UK British – Afternoon Tea
If one talks about tea, then it is impossible that the British and their favourite pastime doesn’t come into the conversation. The United Kingdom and Tea is a love story made in heaven. Drinking Tea is an elaborate affair for the British. They enjoy an array of snacks like Scones, Sandwiches and Biscuits along with their tea, which could be either the unflavoured strong black tea, or the sweet milk version. Usually had at 3 or 4 PM, The Afternoon Tea is basically a mini meal to stem the hunger before supper time in the evening.
Japan – Matcha
Consuming tea in Japan is an elaborate affair in hospitality and well known across the world as a part of the Asian culture. The favourite kind of tea for the Japanese is the Matcha Tea, also known as powdered Green Tea. The Japanese Tea Ceremony, known as Chado or Chanoyu, which roughly translates to “Way of Tea”, is an important part of the Japanese culture. The Matcha Tea flavour has now inspired various desserts and snacks too, which people across the world savour with delight.
Korea – Darye
Despite China having invented and innovated the culture of drinking tea and the British spread it across the world centuries ago, Korea was a bit late to the “tea party’. The country has its own share of history and culture for Tea making, serving and which dates back to the early 1970s. A traditional Korean Tea has the infusion of various natural flavours like flowers, roots, seaweed and even mushrooms. Darye is the Korean Tea Ceremony, has taken influence from Zen Buddhism and each step from steeping the tea to serving them to the guests, is conducted with grace.
Morocco – Touareg
Tea in Morocco is directly linked to its warm hospitality, for which it is known around the world. The Moroccan Mint Tea is known as Touareg and it is at the heart of the Moroccan culture. Anyone who 1visits a house in Morocco is served with overly sweet beverage, and refusing it is considered rude. The process of making Tea in Morocco is known as Atai, where green tea, mint leaves are brewed and served in a coloured glass cup with generous amounts of sugar in them.
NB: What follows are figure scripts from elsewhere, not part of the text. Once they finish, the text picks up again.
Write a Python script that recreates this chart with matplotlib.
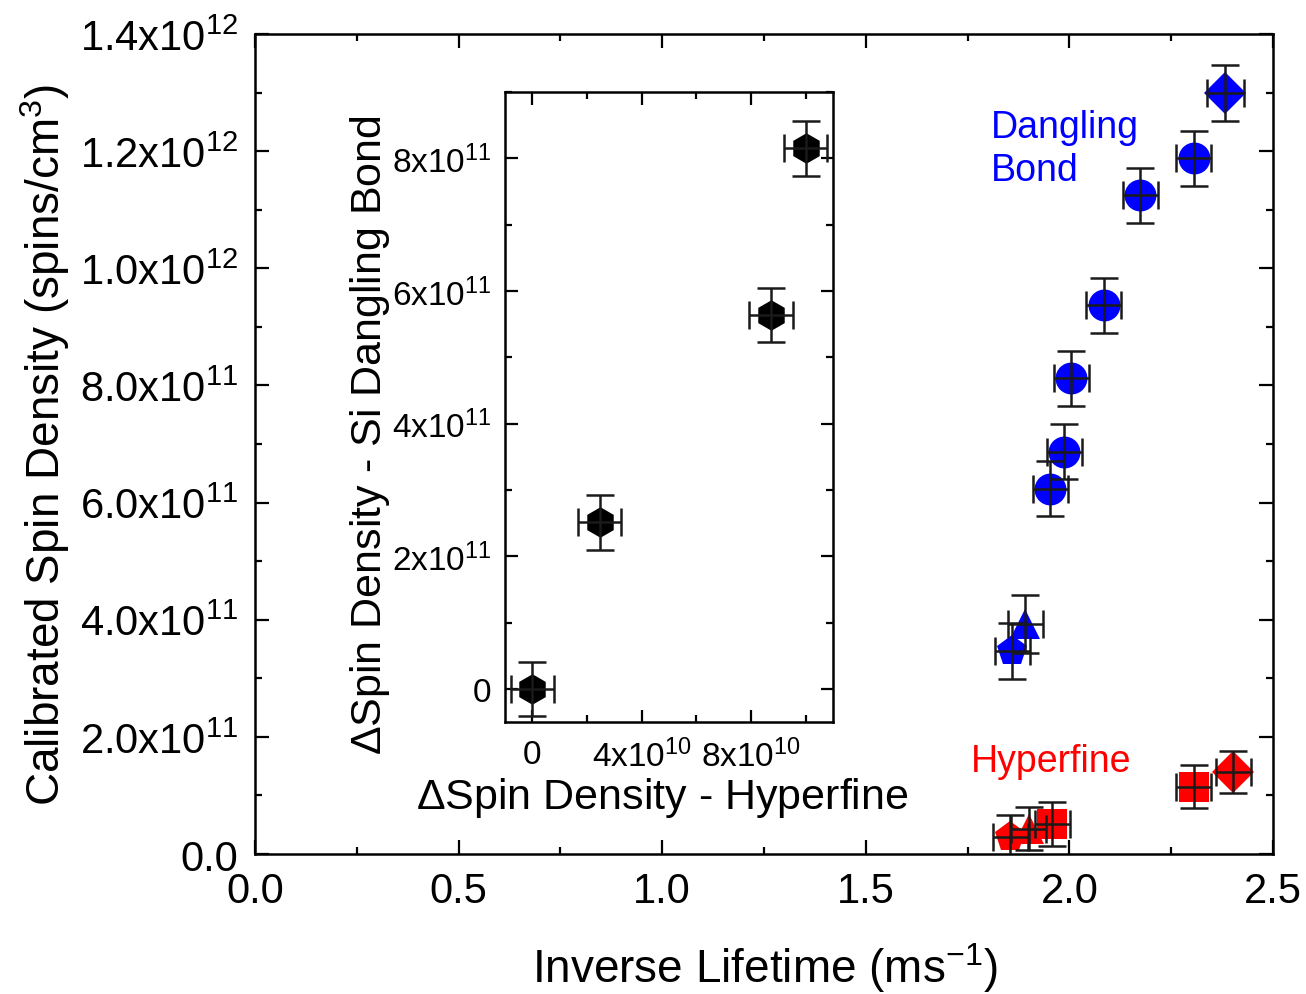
import matplotlib.pyplot as plt
from matplotlib.ticker import MultipleLocator, FuncFormatter

plt.rcParams['font.family'] = ['Liberation Sans', 'DejaVu Sans']
plt.rcParams['mathtext.fontset'] = 'custom'
plt.rcParams['mathtext.rm'] = 'Liberation Sans'
plt.rcParams['mathtext.it'] = 'Liberation Sans:italic'

# main plot data: inverse lifetime (ms^-1) vs spin density (spins/cm^3)
db_x = [2.383, 2.305, 2.174, 2.084, 2.005, 1.988, 1.953, 1.892, 1.860]
db_y = [1.299e12, 1.188e12, 1.125e12, 0.937e12, 0.812e12, 0.687e12, 0.624e12, 0.393e12, 0.347e12]
db_xerr = [0.045, 0.043, 0.043, 0.043, 0.043, 0.043, 0.043, 0.043, 0.043]
db_yerr = [0.048e12, 0.047e12, 0.047e12, 0.047e12, 0.047e12, 0.047e12, 0.047e12, 0.050e12, 0.048e12]
db_mk = ['D', 'o', 'o', 'o', 'o', 'o', 'o', '^', 'p']

hf_x = [1.855, 1.900, 1.958, 2.305, 2.403]
hf_y = [0.029e12, 0.043e12, 0.051e12, 0.115e12, 0.140e12]
hf_xerr = [0.043, 0.043, 0.043, 0.043, 0.043]
hf_yerr = [0.037e12, 0.037e12, 0.037e12, 0.037e12, 0.036e12]
hf_mk = ['p', '^', 's', 's', 'D']

# inset data
in_x = [0.0, 2.47e10, 8.73e10, 10.0e10]
in_y = [0.0, 2.51e11, 5.64e11, 8.15e11]
in_xerr = [0.79e10, 0.79e10, 0.79e10, 0.79e10]
in_yerr = [0.41e11, 0.41e11, 0.41e11, 0.41e11]

def sci(v, pos, dec=1):
    if v == 0:
        return '0.0' if dec else '0'
    e = 0
    m = abs(v)
    while m >= 10:
        m /= 10
        e += 1
    return ('%.*f' % (dec, m)) + r'x10$^{%d}$' % e

ms = {'o': 23, 'D': 21, '^': 22, 'p': 23, 's': 21}
eb = dict(fmt='none', ecolor='#1a1a1a', elinewidth=1.8, capsize=10, capthick=1.8, zorder=3)

fig = plt.figure(figsize=(13.06, 9.95), dpi=100)
ax = fig.add_axes([0.1953, 0.1407, 0.7794, 0.8241])

for x, y, m in zip(db_x, db_y, db_mk):
    ax.plot(x, y, m, color='#0000ff', ms=ms[m], mew=0, zorder=2)
ax.errorbar(db_x, db_y, xerr=db_xerr, yerr=db_yerr, **eb)
for x, y, m in zip(hf_x, hf_y, hf_mk):
    ax.plot(x, y, m, color='#ff0000', ms=ms[m], mew=0, zorder=2)
ax.errorbar(hf_x, hf_y, xerr=hf_xerr, yerr=hf_yerr, **eb)

ax.set_xlim(0, 2.5)
ax.set_ylim(0, 1.4e12)
ax.xaxis.set_major_locator(MultipleLocator(0.5))
ax.xaxis.set_minor_locator(MultipleLocator(0.25))
ax.yaxis.set_major_locator(MultipleLocator(0.2e12))
ax.yaxis.set_minor_locator(MultipleLocator(0.1e12))
ax.xaxis.set_major_formatter(FuncFormatter(lambda v, p: '%.1f' % v))
ax.yaxis.set_major_formatter(FuncFormatter(lambda v, p: sci(v, p, 1)))
ax.tick_params(which='both', direction='in', top=True, right=True, width=1.6, labelsize=30)
ax.tick_params(which='major', length=10)
ax.tick_params(which='minor', length=5)
ax.tick_params(axis='x', which='major', pad=12)
ax.tick_params(axis='y', which='major', pad=12)
for s in ax.spines.values():
    s.set_linewidth(1.8)

ax.set_xlabel(r'Inverse Lifetime (ms$^{-1}$)', fontsize=33, va='center')
ax.xaxis.set_label_coords(0.501, -0.138)
ax.set_ylabel(r'Calibrated Spin Density (spins/cm$^{3}$)', fontsize=33, va='center')
ax.yaxis.set_label_coords(-0.206, 0.5)

ax.text(1.806, 1.205e12, 'Dangling\nBond', color='#0000ff', fontsize=27,
        va='center', ha='left', linespacing=1.25)
ax.text(1.757, 0.159e12, 'Hyperfine', color='#ff0000', fontsize=27,
        va='center', ha='left')

# inset
ins = fig.add_axes([0.3867, 0.2734, 0.2511, 0.6331])
ins.plot(in_x, in_y, 'h', color='black', ms=22, mew=0, zorder=2)
ins.errorbar(in_x, in_y, xerr=in_xerr, yerr=in_yerr, **eb)
ins.set_xlim(-1e10, 1.1e11)
ins.set_ylim(-0.5e11, 9e11)
ins.xaxis.set_major_locator(MultipleLocator(4e10))
ins.xaxis.set_minor_locator(MultipleLocator(2e10))
ins.yaxis.set_major_locator(MultipleLocator(2e11))
ins.yaxis.set_minor_locator(MultipleLocator(1e11))
ins.xaxis.set_major_formatter(FuncFormatter(lambda v, p: sci(v, p, 0).replace('.', '')))
ins.yaxis.set_major_formatter(FuncFormatter(lambda v, p: sci(v, p, 0).replace('.', '')))
ins.tick_params(which='both', direction='in', top=True, right=True, width=1.6, labelsize=24)
ins.tick_params(which='major', length=9)
ins.tick_params(which='minor', length=5)
ins.tick_params(axis='x', which='major', pad=12)
ins.tick_params(axis='y', which='major', pad=10)
for s in ins.spines.values():
    s.set_linewidth(1.8)
ins.set_xlabel(r'$\Delta$Spin Density - Hyperfine', fontsize=31, va='center')
ins.xaxis.set_label_coords(0.479, -0.119)
ins.set_ylabel(r'$\Delta$Spin Density - Si Dangling Bond', fontsize=31, va='center')
ins.yaxis.set_label_coords(-0.412, 0.457)

fig.savefig('out.png', dpi=100)
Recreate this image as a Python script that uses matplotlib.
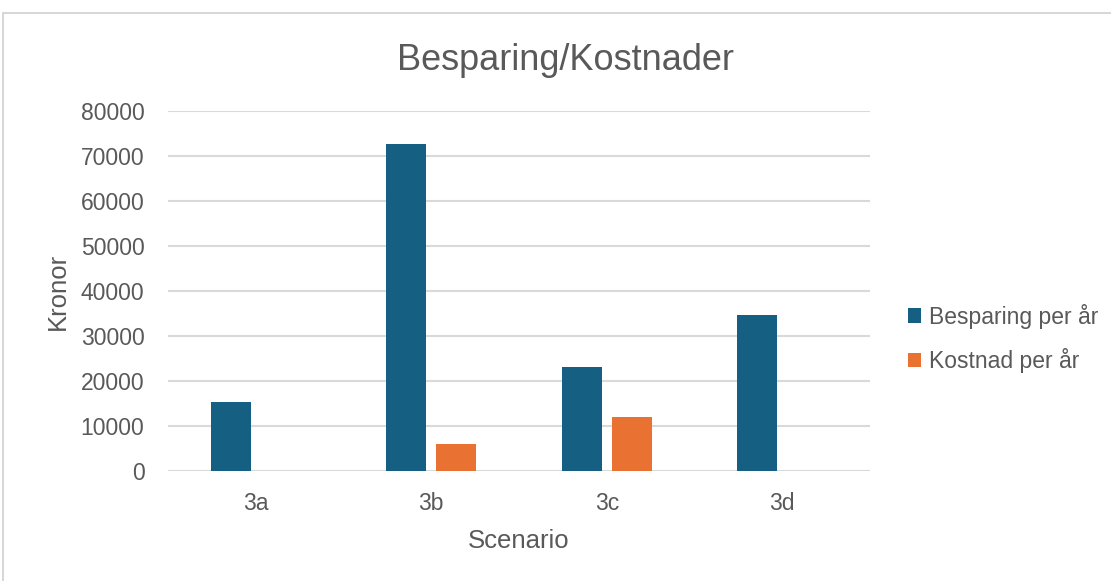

China – Oolong, Jasmine Cha Doa
If there’s any culture around the globe, who takes their tea brewing and drinking culture with utmost seriousness, then it is the Chinese. And the most popular method of making tea is the Gongfu Cha or Kung Fu Tea, which literally translates to Making Tea with Skills. Serving tea to people in China is a sign of respect, gratitude and an integral part of family celebrations. The Chinese also invite people to have tea with them as a mark of apology for any wrongdoing they have done. Another interesting aspect about the Chinese culture of tea, is tapping your finger on the table to thank your host for the hospitality.
What we can conclude from this is that no matter how different we are across countries and continents, if there’s something that binds us all together as a global family, it is Tea!